Aggregation multiplicative rule for optimal parametric identification of electric discharge machined AA6061/Al2O3/10p composite

Abstract

The effectiveness of any machining process depends significantly on the suitable selection of machining parameters that can aid in achieving the desired properties. This is a challenging task due to numerous conflicting performance measures. The need for a systematic and scientific tool is therefore apparent. To this end, the present research work explores the potential application of a novel appraisal mechanism in the form of aggregation multiplicative rule to appraise and identify the optimal processing condition for the electric discharge machining of AA6061/Al2O3/10p composite.
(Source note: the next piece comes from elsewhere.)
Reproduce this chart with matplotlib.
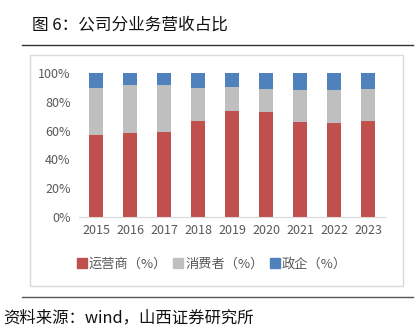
import matplotlib
matplotlib.use('Agg')
import matplotlib.pyplot as plt
from matplotlib.lines import Line2D
from matplotlib.patches import Rectangle
from matplotlib.ticker import PercentFormatter

plt.rcParams['font.family'] = ['Noto Sans CJK SC', 'DejaVu Sans']

years = ['2015', '2016', '2017', '2018', '2019', '2020', '2021', '2022', '2023']
operator = [57.2, 58.3, 58.8, 66.9, 73.6, 73.1, 66.2, 65.3, 66.9]
consumer = [32.4, 33.4, 32.6, 22.4, 16.4, 16.0, 22.2, 22.6, 22.2]
enterprise = [10.4, 8.3, 8.6, 10.7, 10.0, 10.9, 11.6, 12.1, 10.9]
labels = ['运营商（%）', '消费者（%）', '政企（%）']
colors = ['#C0504D', '#BFBFBF', '#4F81BD']

W, H = 415, 335
fig = plt.figure(figsize=(W / 100, H / 100), dpi=100)

def px(x, y):
    return x / W, 1 - y / H

# header and footer rules
fig.add_artist(Line2D([22 / W, 413 / W], [1 - 45 / H] * 2, color='#333333', lw=1.0))
fig.add_artist(Line2D([22 / W, 413 / W], [1 - 297 / H] * 2, color='#555555', lw=1.0))
# chart frame
fig.add_artist(Rectangle(px(30, 286), 373 / W, 231 / H, fill=False,
                         edgecolor='#D9D9D9', lw=1.0))

fig.text(*px(32, 25), '图 6：公司分业务营收占比', fontsize=12, va='center', ha='left',
         color='#111111')
fig.text(*px(3, 318), '资料来源：wind，山西证券研究所', fontsize=11.8, va='center',
         ha='left', color='#111111')

ax = fig.add_axes([79 / W, (H - 217) / H, 306 / W, 144 / H])
x = list(range(len(years)))
bottom2 = [a + b for a, b in zip(operator, consumer)]
ax.bar(x, operator, width=0.41, color=colors[0])
ax.bar(x, consumer, width=0.41, bottom=operator, color=colors[1])
ax.bar(x, enterprise, width=0.41, bottom=bottom2, color=colors[2])

ax.set_xlim(-0.5, len(years) - 0.5)
ax.set_ylim(0, 100)
ax.set_yticks([0, 20, 40, 60, 80, 100])
ax.yaxis.set_major_formatter(PercentFormatter(decimals=0))
ax.set_xticks(x)
ax.set_xticklabels(years)
for s in ['top', 'left', 'right']:
    ax.spines[s].set_visible(False)
ax.spines['bottom'].set_color('#D9D9D9')
ax.tick_params(axis='both', length=0, labelsize=9, labelcolor='#595959')
ax.tick_params(axis='y', pad=6)
ax.tick_params(axis='x', pad=5)

handles = [Line2D([], [], marker='s', linestyle='none', markersize=6.5,
                  markerfacecolor=c, markeredgecolor=c) for c in colors]
fig.legend(handles, labels, loc='center', bbox_to_anchor=px(212, 264), ncol=3,
           frameon=False, fontsize=9.5, labelcolor='#595959', handletextpad=0.15,
           columnspacing=0.5, handlelength=0.7)

fig.savefig('out.png', dpi=100)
The proper selection of process parameters in the electric discharge machining is essential to carry out the machining process with desired part tolerances, accuracy, and surface finish. In this connection, three input process parameters, viz., discharge current (Id), gap voltage (Vg), and discharge duration or pulse-on time (Ton), were considered. Their impact on the following output process parameters was investigated: material removal rate (MRR), wear ratio (WR), average surface roughness (Ra). Through the application of the aggregation multiplicative rule approach, it was revealed that the following input process parameters yielded the best output results for the electric discharge machining of AA6061/Al2O3/10p composite: Id (A) = 12 A, Vg (V) = 35 V and Ton (μs) = 200 μs.